An der Strandpromenade im Zentrum von Tel Aviv erstarren die Menschen an diesem späten Nachmittag kurz. Eben war eine gewaltige Explosion zu hören. «Ja, ich habe sie gehört», sagt Moti. Der Rentner kommt aus Bat Yam bei Tel Aviv. Er starrt auf sein Handy. «Es war ein extrem lauter Knall.»
Unsere arabischen Nachbarn wollen uns nicht hier.
Weil keine Warnsirene ertönte, ist Moti überrascht zu hören, dass es eine Rakete der Hamas aus Gaza war, die vor der Küste Tel Avivs explodierte. «Sie sind böse und gnadenlos, wie der IS, wie die Nazis», sagt Moti. «Unsere arabischen Nachbarn im Nahen Osten behandeln uns Juden wie ein Krebsgeschwür. Sie wollen uns nicht hier.»
Das mache es ihm schwer, Mitleid mit der Zivilbevölkerung von Gaza zu haben. Klar schmerze es ihn, weinende Frauen und verletzte Kinder zu sehen. Aber Mitleid sei gefährlich, sagt Moti in Anlehnung an ein Bibelzitat. «In Israel sagen wir: Wer Mitgefühl mit dem Bösen zeigt, wird das Böse doppelt erleiden.»
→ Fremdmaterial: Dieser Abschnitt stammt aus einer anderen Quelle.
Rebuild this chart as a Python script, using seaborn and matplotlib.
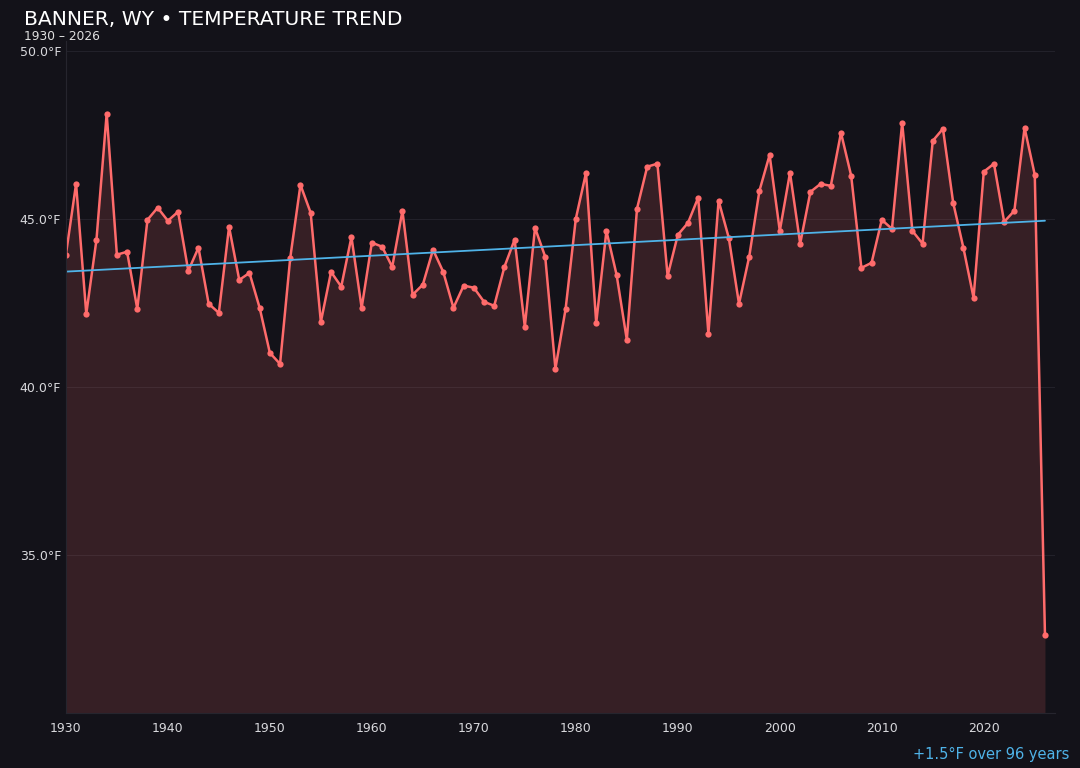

Mehr zum Krieg im Gazastreifen sagt Moti nicht. Und die Berichte über mutmassliche Misshandlung und Vergewaltigung von Palästinensern in israelischen Gefängnissen regen ihn auf. Diese Vorwürfe seien erfunden. «Die ganze Welt hört das jetzt, dabei haben sie unsere Frauen und Töchter vergewaltigt und umgebracht. Und jetzt sind wir plötzlich die Vergewaltiger?!»
Der Schrecken über die Explosion vor der Küste Tel Avivs ist vorbei. Für viele ist das Alltag. Selbst für eine Jüdin aus Argentinien, die nur zweimal im Jahr nach Israel kommt, um Freiwilligenarbeit zu leisten. «Ich dachte, es sei eine Rakete, aber weil ich nichts sah und keine Sirene hörte, dachte ich, alles sei gut.»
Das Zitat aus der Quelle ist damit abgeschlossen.